TEHRAN, June 15, YJC - Pakistani Prime Minister Nawaz Sharif has lashed out at those behind a probe into the wealth of his family, saying the “slandering” campaign would certainly hurt the country.
TEHRAN, Young Journalists Club (YJC) -
"What is happening here is not about corruption allegations against me, it is about slandering the businesses and accounts of my family,” said Sharif on Thursday after attending an interrogation in Islamabad in the office of the Joint Investigation Team (JIT), a powerful panel of Pakistan’s Supreme Court, over allegations that his family members used government funds to run off-shore businesses.
The Pakistani premier, who was reading a statement, appeared defiant as he insisted that the probe into his family's offshore wealth would go nowhere.
"No corruption charges have been proven against me in the past and, inshallah (God willing), it will not be so once again," Sharif said, adding, "If the factories that produce agendas and silence the decisions of the people are not closed, then not only the law and constitution, but the safety of this country will also be jeopardized.”
The probe began last year after the opposition threatened that it would stage protests over information leaked from the Panama-based Mossack Fonseca law firm showing that Sharif's daughter and two sons had bought luxury properties in London using two offshore holding companies they owned on the British Virgin Islands, Presstv reported.

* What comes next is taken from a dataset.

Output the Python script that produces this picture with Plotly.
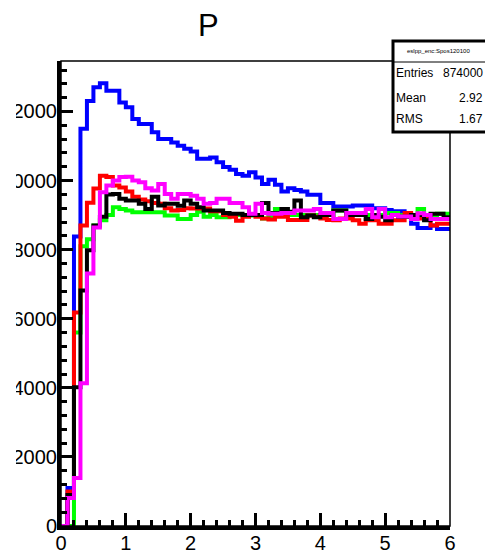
import numpy as np
import plotly.graph_objects as go

# Histogram binning: 60 bins of width 0.1 on [0, 6]
bin_width = 0.1
n_bins = 60
edges = np.round(np.arange(n_bins + 1) * bin_width, 2)

blue = [0, 1100, 8380, 11500, 12300, 12700, 12820, 12600, 12600, 12260,
        12120, 11780, 11640, 11640, 11400, 11200, 11200, 11100, 11010, 10920,
        10840, 10630, 10630, 10670, 10530, 10390, 10310, 10190, 10140, 10240,
        10090, 9900, 10020, 9880, 9680, 9780, 9730, 9680, 9590, 9590,
        9350, 9350, 9250, 9250, 9250, 9280, 9280, 9280, 9200, 9200,
        9150, 9110, 9110, 9040, 8750, 8630, 8630, 8700, 8600, 8600]

green = [0, 0, 5600, 8100, 8300, 8700, 8850, 9000, 9230, 9180,
         9130, 9080, 9080, 9080, 9080, 9080, 8990, 8990, 8890, 8890,
         9000, 9100, 8950, 9000, 8940, 8940, 9000, 9000, 8990, 8990,
         8990, 8900, 8950, 9180, 9050, 9000, 9000, 9000, 9000, 9000,
         9000, 9000, 9130, 9130, 9050, 9000, 9000, 9000, 8950, 9000,
         9060, 9060, 9000, 8950, 8950, 9180, 9000, 9000, 9040, 9040]

red = [0, 1000, 6180, 8700, 9360, 9770, 10140, 10100, 9860, 9800,
       9680, 9530, 9450, 9400, 9350, 9330, 9200, 9130, 9150, 9200,
       9190, 9190, 9190, 9110, 9110, 9000, 8950, 8840, 8950, 9000,
       8950, 8900, 8870, 8950, 8950, 8860, 8860, 8860, 8990, 8950,
       8900, 8860, 8850, 8900, 8900, 8850, 8750, 8850, 8850, 8750,
       8750, 8850, 8850, 9060, 8950, 8900, 8900, 8700, 8750, 8750]

black = [0, 900, 4020, 6820, 7980, 8700, 8950, 9600, 9610, 9470,
         9420, 9420, 9330, 9180, 9530, 9280, 9330, 9330, 9270, 9420,
         9330, 9230, 9130, 9130, 9130, 9060, 9040, 9040, 9000, 9000,
         9000, 9350, 9060, 9060, 9180, 9100, 9420, 8940, 8990, 8940,
         9000, 9000, 9130, 9130, 9000, 9000, 9000, 8890, 9000, 8950,
         8850, 9000, 8950, 8950, 9000, 9000, 8850, 9040, 9040, 8940]

magenta = [0, 810, 1390, 4130, 7310, 8640, 9660, 9860, 10000, 10100,
           10110, 10000, 9950, 9780, 9710, 9900, 9610, 9470, 9610, 9610,
           9560, 9470, 9330, 9350, 9470, 9470, 9350, 9350, 9230, 9040,
           9330, 9060, 9040, 9040, 9060, 9060, 9130, 9130, 9130, 9180,
           9060, 9060, 8890, 8890, 9060, 9060, 9060, 9180, 8940, 9180,
           8940, 9000, 8960, 8960, 8890, 9050, 9000, 8890, 8890, 8890]

series = [
    (blue, "#0000ff"),
    (green, "#00ff00"),
    (red, "#ff0000"),
    (black, "#000000"),
    (magenta, "#ff00ff"),
]

x_ticks = [0, 1, 2, 3, 4, 5, 6]
y_ticks = [0, 2000, 4000, 6000, 8000, 10000, 12000]

stats_title = "eslpp_enc:Spos120100"
stats_rows = [("Entries", "874000"), ("Mean", "2.92"), ("RMS", "1.67")]

W, H = 485, 554
ML, MR, MT, MB = 61, 35, 61, 28
PW, PH = W - ML - MR, H - MT - MB


def px(xp):
    return (xp - ML) / PW


def py(yp):
    return (H - MB - yp) / PH


fig = go.Figure()
for vals, color in series:
    fig.add_trace(go.Scatter(
        x=edges, y=list(vals) + [vals[-1]], mode="lines",
        line=dict(color=color, width=4, shape="hv"),
        showlegend=False, hoverinfo="skip"))

ymax = 1.05 * max(max(s) for s, _ in series)

fig.update_layout(
    width=W, height=H,
    margin=dict(l=ML, r=MR, t=MT, b=MB, autoexpand=False),
    paper_bgcolor="white", plot_bgcolor="white",
    showlegend=False,
    font=dict(family="Liberation Sans, Arial, sans-serif", color="black"),
)
fig.update_xaxes(
    range=[0, 6], showgrid=False, zeroline=False,
    showline=True, linewidth=4, linecolor="black",
    tickmode="array", tickvals=x_ticks, ticktext=[str(v) for v in x_ticks],
    ticks="inside", ticklen=13, tickwidth=3, tickcolor="black",
    tickfont=dict(size=20), ticklabelstandoff=-4,
    minor=dict(dtick=0.2, tick0=0, ticks="inside", ticklen=6, tickwidth=3, tickcolor="black"),
)
fig.update_yaxes(
    range=[0, ymax], showgrid=False, zeroline=False,
    showline=True, linewidth=4, linecolor="black",
    tickmode="array", tickvals=y_ticks, ticktext=[str(v) for v in y_ticks],
    ticks="inside", ticklen=12, tickwidth=3, tickcolor="black",
    tickfont=dict(size=20), ticklabelstandoff=-4,
    minor=dict(dtick=400, tick0=0, ticks="inside", ticklen=6, tickwidth=3, tickcolor="black"),
)

# thin frame on top and right
fig.add_shape(type="rect", xref="paper", yref="paper", x0=0, x1=1, y0=0, y1=1,
              line=dict(color="black", width=1.5), layer="above")

# pad edge on the left hides the overflowing label digits
fig.add_shape(type="rect", xref="paper", yref="paper", x0=px(-5), x1=px(16),
              y0=py(H + 5), y1=py(-5), fillcolor="white", line=dict(width=0), layer="above")

# statistics box
fig.add_shape(type="rect", xref="paper", yref="paper", x0=px(393), x1=px(492),
              y0=py(132), y1=py(41), fillcolor="white",
              line=dict(color="black", width=3), layer="above")
fig.add_shape(type="line", xref="paper", yref="paper", x0=px(393), x1=px(492),
              y0=py(62), y1=py(62), line=dict(color="black", width=1), layer="above")
fig.add_annotation(x=px(438), y=py(51), xref="paper", yref="paper", text=stats_title,
                   showarrow=False, font=dict(size=6), xanchor="center", yanchor="middle")
for i, (lab, val) in enumerate(stats_rows):
    yc = [73, 98, 119][i]
    fig.add_annotation(x=px(394), y=py(yc), xref="paper", yref="paper", text=lab,
                       showarrow=False, font=dict(size=12), xanchor="left", yanchor="middle")
    fig.add_annotation(x=px(485), y=py(yc), xref="paper", yref="paper", text=val,
                       showarrow=False, font=dict(size=12), xanchor="right", yanchor="middle")

# histogram title
fig.add_annotation(x=px(208), y=py(25), xref="paper", yref="paper", text="P",
                   showarrow=False, font=dict(size=31), xanchor="center", yanchor="middle")

fig.write_html("out.html")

In a verdict in April, the Supreme Court rejected requests to remove Sharif from office, saying evidence was not sufficient, but it ordered further investigations.
Sharif is the first Pakistani prime minister to be questioned by the JIT. He says the family’s wealth has been gained legally and that the firms have used the wealth of his father, a prominent industrialist.
Sharif was ousted from office as premier for two times in the 1990s. A coup in 1999 forced him into exile in Saudi Arabia, but he returned to office in an election in 2013 and has ruled Pakistan despite occasional disagreements with the powerful military on key foreign policy and national security issues.